··· RECORDED DATA ···

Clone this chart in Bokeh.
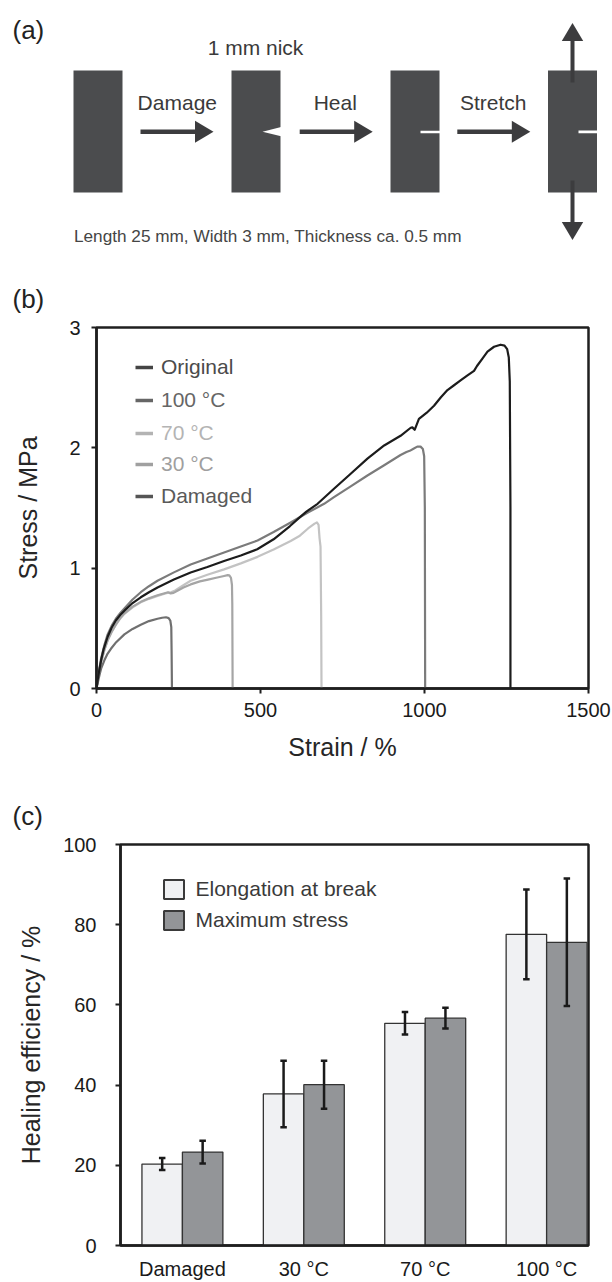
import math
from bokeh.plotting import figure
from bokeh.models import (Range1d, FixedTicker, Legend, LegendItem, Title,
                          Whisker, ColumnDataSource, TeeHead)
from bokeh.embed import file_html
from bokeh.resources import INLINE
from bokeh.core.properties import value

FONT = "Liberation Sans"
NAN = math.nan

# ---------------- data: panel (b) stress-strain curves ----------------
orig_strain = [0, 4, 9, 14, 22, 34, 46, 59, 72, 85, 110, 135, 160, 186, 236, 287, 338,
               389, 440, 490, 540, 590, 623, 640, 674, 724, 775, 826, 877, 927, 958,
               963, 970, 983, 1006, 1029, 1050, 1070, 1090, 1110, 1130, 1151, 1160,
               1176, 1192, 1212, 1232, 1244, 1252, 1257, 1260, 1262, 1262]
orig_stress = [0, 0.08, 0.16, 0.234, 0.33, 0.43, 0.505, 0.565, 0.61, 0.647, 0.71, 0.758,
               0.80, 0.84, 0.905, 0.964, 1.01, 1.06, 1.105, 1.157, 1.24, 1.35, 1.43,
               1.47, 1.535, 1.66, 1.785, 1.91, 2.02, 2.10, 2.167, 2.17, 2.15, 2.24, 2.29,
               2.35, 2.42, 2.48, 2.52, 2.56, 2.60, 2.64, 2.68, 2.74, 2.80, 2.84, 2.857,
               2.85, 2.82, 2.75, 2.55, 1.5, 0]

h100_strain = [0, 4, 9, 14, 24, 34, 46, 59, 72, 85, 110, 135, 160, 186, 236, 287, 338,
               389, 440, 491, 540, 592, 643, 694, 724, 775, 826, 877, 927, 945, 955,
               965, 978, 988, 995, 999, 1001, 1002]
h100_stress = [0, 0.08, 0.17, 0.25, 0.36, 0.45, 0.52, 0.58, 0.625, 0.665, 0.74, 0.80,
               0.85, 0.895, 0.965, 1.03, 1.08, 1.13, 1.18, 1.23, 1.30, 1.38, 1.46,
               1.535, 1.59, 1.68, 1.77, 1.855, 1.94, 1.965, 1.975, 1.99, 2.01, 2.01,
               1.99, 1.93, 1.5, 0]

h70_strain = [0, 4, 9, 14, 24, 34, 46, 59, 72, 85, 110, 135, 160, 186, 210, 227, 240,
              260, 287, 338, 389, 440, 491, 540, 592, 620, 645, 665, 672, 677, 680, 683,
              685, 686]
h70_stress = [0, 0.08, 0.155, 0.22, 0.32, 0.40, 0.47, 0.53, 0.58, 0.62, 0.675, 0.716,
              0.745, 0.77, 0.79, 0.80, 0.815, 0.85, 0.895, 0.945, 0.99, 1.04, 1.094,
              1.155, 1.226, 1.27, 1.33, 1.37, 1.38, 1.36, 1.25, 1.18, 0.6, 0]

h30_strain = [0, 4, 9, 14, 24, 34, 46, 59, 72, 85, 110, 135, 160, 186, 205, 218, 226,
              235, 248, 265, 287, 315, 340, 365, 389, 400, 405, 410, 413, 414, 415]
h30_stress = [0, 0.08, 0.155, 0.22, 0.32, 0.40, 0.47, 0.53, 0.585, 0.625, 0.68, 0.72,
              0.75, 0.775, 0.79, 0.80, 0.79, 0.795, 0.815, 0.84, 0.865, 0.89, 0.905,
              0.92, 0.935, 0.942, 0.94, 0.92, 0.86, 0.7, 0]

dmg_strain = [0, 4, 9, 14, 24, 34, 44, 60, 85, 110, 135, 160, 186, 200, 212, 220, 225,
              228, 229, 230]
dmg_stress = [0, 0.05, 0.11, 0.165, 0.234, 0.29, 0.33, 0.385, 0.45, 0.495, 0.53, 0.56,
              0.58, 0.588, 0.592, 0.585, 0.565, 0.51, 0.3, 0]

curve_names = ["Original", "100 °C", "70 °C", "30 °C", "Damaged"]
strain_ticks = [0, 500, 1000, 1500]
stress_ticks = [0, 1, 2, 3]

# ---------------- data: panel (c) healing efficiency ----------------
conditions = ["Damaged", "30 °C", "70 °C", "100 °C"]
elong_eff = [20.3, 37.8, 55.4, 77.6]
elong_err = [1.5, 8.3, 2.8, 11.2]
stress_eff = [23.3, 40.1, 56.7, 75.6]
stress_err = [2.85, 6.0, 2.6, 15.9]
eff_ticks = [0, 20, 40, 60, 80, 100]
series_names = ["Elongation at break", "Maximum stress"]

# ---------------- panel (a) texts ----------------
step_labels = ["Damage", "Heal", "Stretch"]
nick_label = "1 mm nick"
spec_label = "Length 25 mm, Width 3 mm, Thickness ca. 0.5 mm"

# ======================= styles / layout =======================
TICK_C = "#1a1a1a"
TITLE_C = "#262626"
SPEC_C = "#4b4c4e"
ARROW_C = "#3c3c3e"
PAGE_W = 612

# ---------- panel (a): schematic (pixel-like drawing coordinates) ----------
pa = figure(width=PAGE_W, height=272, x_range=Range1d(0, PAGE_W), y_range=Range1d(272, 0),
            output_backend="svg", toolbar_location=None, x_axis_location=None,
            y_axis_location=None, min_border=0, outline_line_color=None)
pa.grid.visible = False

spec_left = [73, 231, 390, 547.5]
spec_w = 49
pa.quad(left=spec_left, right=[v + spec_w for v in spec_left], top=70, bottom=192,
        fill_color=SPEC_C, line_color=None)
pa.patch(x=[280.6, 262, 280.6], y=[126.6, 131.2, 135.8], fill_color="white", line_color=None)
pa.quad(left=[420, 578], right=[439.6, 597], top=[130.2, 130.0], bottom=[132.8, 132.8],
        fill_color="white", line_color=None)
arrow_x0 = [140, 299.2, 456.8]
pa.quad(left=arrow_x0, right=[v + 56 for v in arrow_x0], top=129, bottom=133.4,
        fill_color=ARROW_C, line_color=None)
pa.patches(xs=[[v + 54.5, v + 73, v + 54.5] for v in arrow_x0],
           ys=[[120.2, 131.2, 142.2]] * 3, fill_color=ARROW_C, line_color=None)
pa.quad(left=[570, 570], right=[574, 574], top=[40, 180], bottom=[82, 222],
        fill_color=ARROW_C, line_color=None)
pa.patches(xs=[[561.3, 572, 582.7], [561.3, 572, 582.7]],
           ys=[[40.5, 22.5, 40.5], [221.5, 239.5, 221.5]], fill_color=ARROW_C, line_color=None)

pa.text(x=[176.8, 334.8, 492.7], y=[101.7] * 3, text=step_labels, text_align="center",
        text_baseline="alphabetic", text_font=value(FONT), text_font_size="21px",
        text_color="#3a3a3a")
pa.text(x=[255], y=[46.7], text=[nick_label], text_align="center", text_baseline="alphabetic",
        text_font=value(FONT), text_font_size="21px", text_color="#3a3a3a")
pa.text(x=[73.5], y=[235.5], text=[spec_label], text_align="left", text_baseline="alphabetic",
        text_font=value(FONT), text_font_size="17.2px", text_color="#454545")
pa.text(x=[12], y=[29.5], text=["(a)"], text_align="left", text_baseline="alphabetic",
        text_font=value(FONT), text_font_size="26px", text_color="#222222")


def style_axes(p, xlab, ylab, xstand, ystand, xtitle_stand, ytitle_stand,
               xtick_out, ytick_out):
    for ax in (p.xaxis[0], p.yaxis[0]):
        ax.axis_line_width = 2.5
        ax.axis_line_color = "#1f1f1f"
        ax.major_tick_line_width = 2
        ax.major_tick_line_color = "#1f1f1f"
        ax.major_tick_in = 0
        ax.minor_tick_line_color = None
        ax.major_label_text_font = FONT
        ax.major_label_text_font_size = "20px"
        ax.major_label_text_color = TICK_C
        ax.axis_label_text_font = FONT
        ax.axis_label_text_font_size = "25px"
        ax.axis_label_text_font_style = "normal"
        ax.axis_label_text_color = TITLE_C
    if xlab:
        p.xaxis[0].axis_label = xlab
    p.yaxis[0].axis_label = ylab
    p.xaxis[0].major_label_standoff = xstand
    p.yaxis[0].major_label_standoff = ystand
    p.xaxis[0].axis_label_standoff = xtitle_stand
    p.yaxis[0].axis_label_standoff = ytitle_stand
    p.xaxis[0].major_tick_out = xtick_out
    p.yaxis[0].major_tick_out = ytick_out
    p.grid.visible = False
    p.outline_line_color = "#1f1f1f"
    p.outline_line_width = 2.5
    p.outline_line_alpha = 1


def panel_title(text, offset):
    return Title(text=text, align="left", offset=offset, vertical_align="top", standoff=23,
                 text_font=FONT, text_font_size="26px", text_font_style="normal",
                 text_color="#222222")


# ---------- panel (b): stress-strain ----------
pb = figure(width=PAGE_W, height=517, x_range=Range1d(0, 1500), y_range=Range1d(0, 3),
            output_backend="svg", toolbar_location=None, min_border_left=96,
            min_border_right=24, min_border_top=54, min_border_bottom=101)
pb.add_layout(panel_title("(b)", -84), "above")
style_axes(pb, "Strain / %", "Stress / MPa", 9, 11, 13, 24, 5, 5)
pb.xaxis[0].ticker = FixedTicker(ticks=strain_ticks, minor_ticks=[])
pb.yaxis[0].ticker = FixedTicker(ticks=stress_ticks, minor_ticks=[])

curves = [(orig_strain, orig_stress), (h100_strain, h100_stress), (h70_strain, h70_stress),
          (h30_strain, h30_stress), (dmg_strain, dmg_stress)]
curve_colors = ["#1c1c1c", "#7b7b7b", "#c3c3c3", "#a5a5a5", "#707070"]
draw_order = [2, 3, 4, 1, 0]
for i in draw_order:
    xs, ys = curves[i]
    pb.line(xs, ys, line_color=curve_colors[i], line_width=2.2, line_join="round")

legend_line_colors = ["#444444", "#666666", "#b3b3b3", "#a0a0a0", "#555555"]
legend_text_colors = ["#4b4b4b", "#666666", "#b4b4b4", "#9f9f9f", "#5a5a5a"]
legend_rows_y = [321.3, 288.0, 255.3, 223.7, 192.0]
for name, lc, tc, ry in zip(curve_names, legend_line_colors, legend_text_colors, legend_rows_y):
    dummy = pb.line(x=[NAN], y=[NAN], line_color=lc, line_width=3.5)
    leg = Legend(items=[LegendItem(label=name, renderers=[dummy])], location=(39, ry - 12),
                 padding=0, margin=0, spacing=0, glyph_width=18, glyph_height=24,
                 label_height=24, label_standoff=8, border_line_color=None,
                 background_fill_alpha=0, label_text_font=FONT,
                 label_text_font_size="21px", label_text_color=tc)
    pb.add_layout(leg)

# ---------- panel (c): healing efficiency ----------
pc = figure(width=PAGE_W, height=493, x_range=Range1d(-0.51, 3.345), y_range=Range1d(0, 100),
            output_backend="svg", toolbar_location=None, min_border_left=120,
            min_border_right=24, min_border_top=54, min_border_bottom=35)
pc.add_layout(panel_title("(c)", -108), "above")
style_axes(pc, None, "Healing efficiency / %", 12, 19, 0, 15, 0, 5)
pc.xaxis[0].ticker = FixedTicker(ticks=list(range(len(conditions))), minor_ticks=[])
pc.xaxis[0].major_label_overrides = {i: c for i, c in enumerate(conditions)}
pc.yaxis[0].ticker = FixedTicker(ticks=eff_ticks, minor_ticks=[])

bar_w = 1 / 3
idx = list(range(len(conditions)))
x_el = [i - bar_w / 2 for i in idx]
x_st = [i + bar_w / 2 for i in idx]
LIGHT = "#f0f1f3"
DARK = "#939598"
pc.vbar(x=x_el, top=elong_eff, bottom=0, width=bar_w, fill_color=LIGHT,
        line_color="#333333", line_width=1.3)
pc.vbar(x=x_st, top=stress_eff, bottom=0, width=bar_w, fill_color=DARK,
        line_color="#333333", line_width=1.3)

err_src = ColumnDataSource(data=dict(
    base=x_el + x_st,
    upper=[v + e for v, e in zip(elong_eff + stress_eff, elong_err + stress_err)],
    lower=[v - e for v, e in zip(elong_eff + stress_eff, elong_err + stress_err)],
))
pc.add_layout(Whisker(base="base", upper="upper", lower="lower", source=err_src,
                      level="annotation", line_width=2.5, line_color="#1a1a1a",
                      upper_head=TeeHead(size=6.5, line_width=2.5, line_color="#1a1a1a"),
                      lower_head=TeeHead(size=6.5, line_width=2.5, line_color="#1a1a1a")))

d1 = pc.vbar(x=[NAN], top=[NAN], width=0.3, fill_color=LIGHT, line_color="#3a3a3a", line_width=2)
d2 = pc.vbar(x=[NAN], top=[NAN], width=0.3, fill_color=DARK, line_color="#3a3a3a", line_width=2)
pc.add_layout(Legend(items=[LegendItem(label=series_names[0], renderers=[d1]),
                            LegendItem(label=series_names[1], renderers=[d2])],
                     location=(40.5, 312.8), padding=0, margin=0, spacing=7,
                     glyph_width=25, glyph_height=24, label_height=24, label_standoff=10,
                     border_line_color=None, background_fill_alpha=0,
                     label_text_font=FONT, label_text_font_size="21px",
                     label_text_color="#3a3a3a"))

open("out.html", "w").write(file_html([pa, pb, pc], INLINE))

···

PROBLEM => Only lines belong in the copy: transcribe those from the start of the data through the line that contains "NAN = math.nan", and skip the pictures.

ANSWER =>
Clone this chart in Bokeh.
import math
from bokeh.plotting import figure
from bokeh.models import (Range1d, FixedTicker, Legend, LegendItem, Title,
                          Whisker, ColumnDataSource, TeeHead)
from bokeh.embed import file_html
from bokeh.resources import INLINE
from bokeh.core.properties import value

FONT = "Liberation Sans"
NAN = math.nan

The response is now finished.